*Dataset entries*:
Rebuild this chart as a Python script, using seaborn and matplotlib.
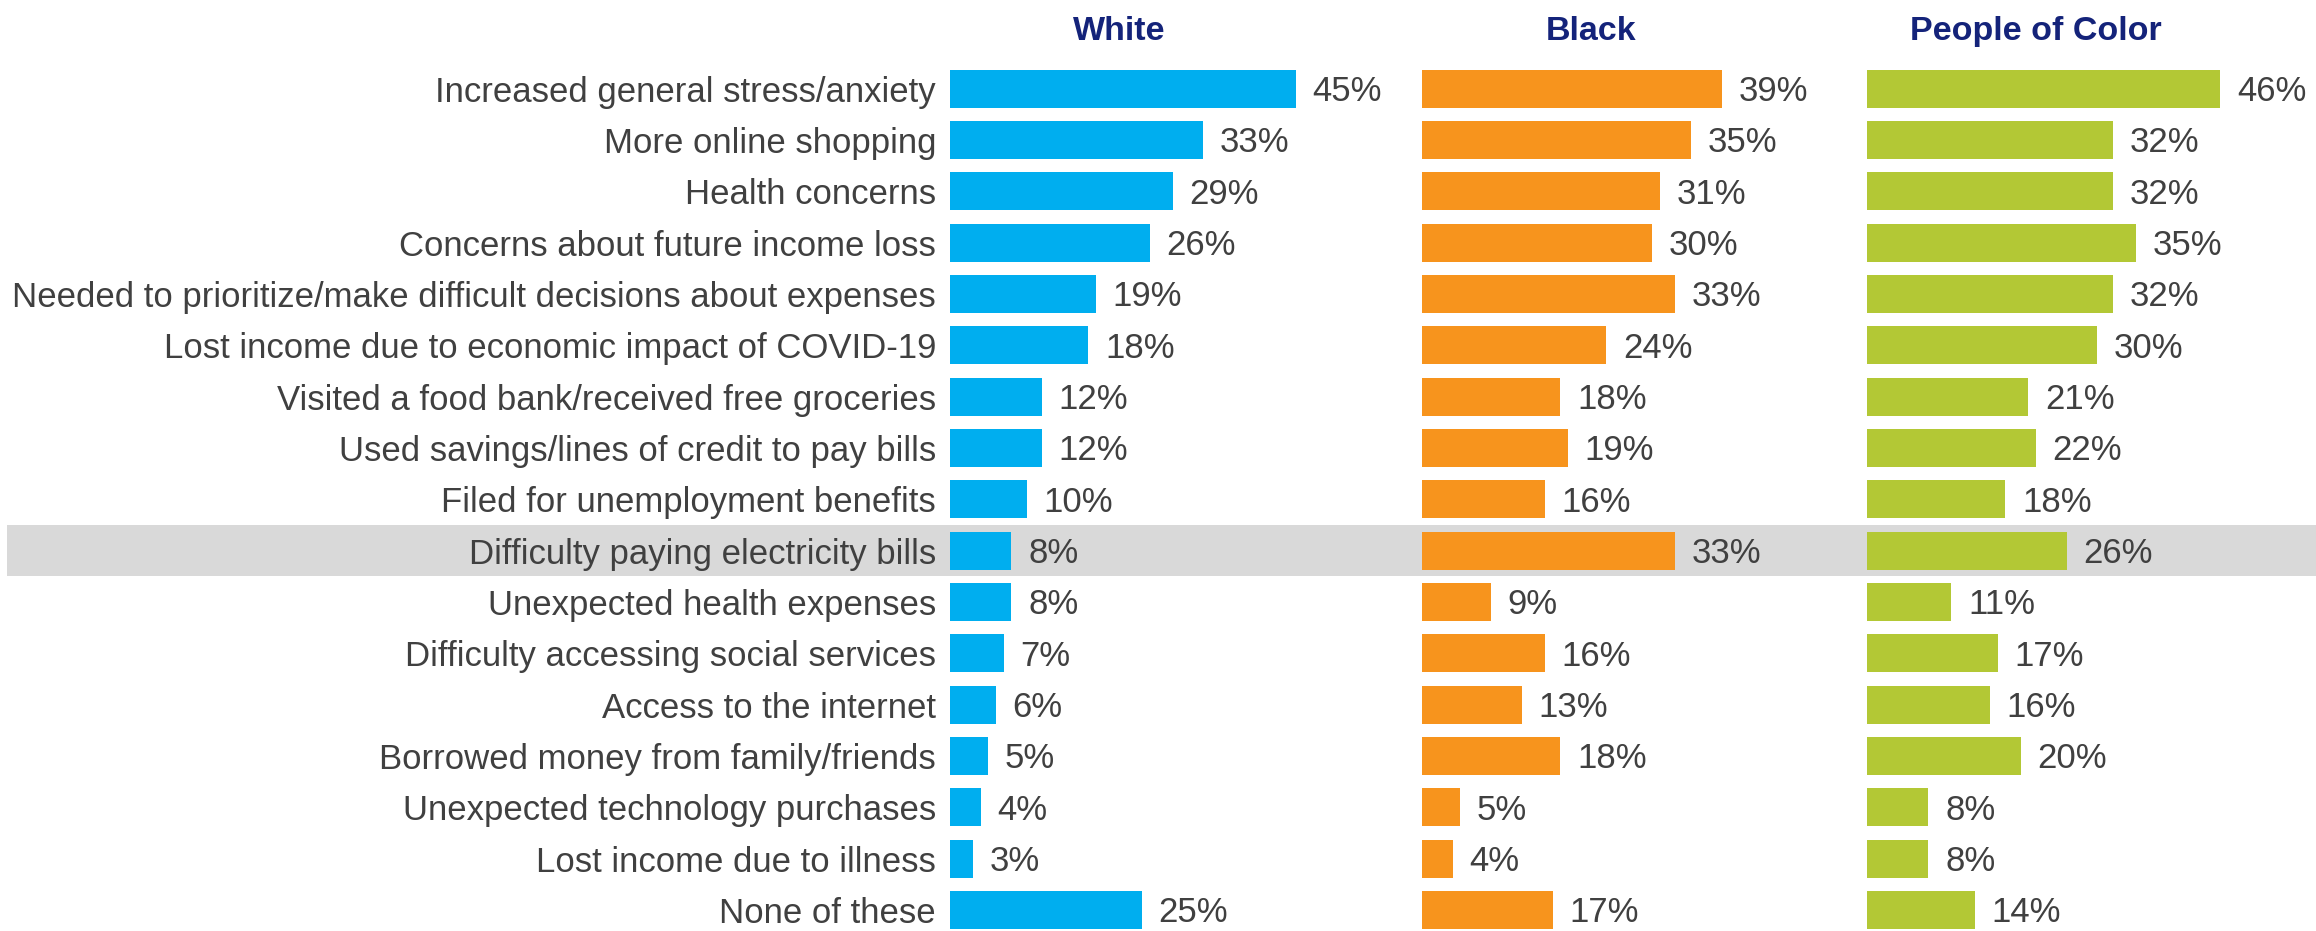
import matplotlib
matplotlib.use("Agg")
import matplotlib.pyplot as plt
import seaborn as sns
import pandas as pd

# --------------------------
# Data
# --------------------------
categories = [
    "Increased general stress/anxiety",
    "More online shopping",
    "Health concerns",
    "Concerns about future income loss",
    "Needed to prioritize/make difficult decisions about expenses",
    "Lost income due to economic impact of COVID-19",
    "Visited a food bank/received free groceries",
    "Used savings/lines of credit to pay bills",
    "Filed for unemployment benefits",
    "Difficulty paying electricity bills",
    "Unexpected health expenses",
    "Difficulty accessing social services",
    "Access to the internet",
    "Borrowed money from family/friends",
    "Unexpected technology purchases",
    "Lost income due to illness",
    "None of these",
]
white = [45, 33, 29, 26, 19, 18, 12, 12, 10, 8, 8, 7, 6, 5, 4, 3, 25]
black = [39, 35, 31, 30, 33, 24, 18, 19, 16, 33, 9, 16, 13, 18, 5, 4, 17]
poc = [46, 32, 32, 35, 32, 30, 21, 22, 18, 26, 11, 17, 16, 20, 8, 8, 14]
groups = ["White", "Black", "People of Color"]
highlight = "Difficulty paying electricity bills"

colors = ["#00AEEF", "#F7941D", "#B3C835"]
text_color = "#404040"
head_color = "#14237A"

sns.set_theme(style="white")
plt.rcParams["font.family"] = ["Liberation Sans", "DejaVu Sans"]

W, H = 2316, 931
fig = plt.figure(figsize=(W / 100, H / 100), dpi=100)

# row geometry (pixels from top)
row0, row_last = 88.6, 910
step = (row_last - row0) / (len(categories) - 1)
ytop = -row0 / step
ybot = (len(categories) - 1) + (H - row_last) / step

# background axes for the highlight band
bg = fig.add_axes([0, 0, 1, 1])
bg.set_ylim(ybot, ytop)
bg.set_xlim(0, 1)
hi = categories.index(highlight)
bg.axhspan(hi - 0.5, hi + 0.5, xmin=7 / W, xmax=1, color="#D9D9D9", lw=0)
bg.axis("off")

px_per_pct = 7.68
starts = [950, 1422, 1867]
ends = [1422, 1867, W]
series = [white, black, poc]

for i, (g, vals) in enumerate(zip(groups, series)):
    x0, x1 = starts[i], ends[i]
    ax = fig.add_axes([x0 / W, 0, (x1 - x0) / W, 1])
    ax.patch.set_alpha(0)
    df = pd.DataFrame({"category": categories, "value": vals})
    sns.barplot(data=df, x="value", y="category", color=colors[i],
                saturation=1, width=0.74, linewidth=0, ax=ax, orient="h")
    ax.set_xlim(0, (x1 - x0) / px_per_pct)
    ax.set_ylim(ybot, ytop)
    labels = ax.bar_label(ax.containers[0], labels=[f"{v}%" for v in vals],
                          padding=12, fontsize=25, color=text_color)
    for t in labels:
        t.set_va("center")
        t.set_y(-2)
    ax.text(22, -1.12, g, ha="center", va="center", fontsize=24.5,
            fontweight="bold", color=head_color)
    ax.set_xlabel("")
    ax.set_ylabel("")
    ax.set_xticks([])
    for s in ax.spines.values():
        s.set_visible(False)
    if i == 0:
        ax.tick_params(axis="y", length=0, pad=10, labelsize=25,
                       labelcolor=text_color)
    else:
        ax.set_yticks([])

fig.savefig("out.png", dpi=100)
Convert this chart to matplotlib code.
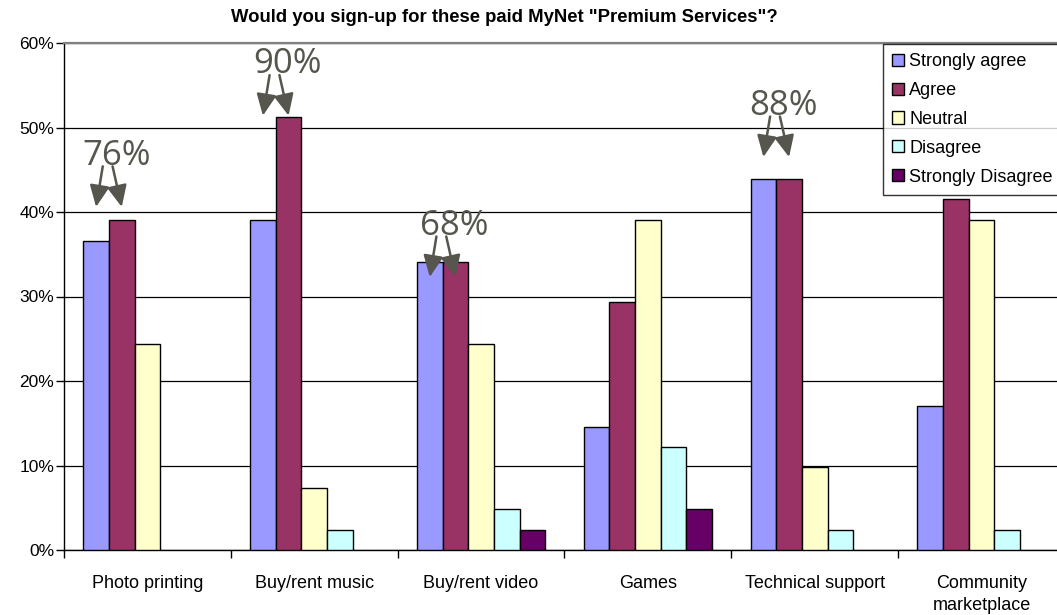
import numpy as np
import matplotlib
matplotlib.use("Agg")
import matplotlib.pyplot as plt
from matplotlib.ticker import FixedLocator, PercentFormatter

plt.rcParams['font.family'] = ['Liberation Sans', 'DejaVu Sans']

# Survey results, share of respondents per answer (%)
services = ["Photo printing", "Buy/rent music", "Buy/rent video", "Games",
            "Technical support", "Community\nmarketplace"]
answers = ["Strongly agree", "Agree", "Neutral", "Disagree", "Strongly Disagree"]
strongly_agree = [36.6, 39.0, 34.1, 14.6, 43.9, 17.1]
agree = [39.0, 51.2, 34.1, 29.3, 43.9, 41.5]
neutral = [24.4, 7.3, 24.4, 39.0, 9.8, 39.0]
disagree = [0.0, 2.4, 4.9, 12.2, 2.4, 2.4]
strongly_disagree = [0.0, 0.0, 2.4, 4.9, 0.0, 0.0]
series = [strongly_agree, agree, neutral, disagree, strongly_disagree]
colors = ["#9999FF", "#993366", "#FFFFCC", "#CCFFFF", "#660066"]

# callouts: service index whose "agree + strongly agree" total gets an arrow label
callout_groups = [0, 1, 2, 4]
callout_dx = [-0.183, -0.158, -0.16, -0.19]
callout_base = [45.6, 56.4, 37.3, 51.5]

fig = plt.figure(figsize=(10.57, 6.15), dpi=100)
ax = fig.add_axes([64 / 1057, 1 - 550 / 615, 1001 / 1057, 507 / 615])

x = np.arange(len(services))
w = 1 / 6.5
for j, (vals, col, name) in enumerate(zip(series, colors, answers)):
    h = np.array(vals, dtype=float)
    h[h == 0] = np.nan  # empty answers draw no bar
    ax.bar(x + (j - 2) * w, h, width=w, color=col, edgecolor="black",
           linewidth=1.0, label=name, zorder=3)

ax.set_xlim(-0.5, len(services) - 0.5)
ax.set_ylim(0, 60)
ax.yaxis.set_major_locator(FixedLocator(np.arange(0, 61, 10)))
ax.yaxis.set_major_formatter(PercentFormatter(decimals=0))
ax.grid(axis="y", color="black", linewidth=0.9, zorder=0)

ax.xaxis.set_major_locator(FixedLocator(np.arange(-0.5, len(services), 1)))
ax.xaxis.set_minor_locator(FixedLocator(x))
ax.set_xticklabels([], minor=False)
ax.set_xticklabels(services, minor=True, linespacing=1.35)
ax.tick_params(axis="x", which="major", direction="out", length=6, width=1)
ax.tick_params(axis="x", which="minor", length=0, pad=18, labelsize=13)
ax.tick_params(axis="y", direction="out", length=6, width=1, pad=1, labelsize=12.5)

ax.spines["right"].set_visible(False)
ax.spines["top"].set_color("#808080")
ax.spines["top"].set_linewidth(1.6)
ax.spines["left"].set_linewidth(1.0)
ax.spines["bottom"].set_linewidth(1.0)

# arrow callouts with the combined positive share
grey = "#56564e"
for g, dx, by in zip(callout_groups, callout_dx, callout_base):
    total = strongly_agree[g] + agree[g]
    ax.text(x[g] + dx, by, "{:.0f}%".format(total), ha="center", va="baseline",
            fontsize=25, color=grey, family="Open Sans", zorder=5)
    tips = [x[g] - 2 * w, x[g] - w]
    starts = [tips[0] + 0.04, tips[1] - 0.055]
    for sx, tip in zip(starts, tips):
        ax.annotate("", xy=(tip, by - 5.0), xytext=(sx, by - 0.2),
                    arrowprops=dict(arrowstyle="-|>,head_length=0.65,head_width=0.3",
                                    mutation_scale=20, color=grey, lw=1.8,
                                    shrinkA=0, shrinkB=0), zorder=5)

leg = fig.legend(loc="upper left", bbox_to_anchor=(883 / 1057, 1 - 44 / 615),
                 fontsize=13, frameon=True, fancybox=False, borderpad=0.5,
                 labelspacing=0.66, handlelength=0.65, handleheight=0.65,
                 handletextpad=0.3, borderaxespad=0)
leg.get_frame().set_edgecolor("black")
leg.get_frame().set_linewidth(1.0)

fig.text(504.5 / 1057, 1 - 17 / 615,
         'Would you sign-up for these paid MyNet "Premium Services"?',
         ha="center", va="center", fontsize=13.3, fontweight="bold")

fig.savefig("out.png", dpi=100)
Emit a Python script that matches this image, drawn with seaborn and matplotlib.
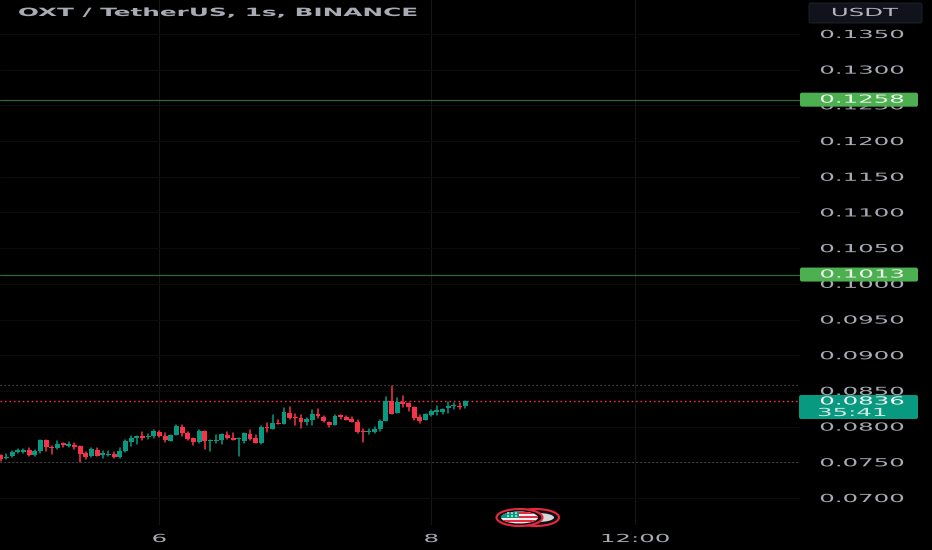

*Task description*: Reproduce the material above exactly, first line through the line that contains "import pandas as pd", minus the pictures.

*Answer to this task*:
Rebuild this chart as a Python script, using seaborn and matplotlib.
import matplotlib
matplotlib.use("Agg")
import matplotlib.pyplot as plt
import seaborn as sns
import pandas as pd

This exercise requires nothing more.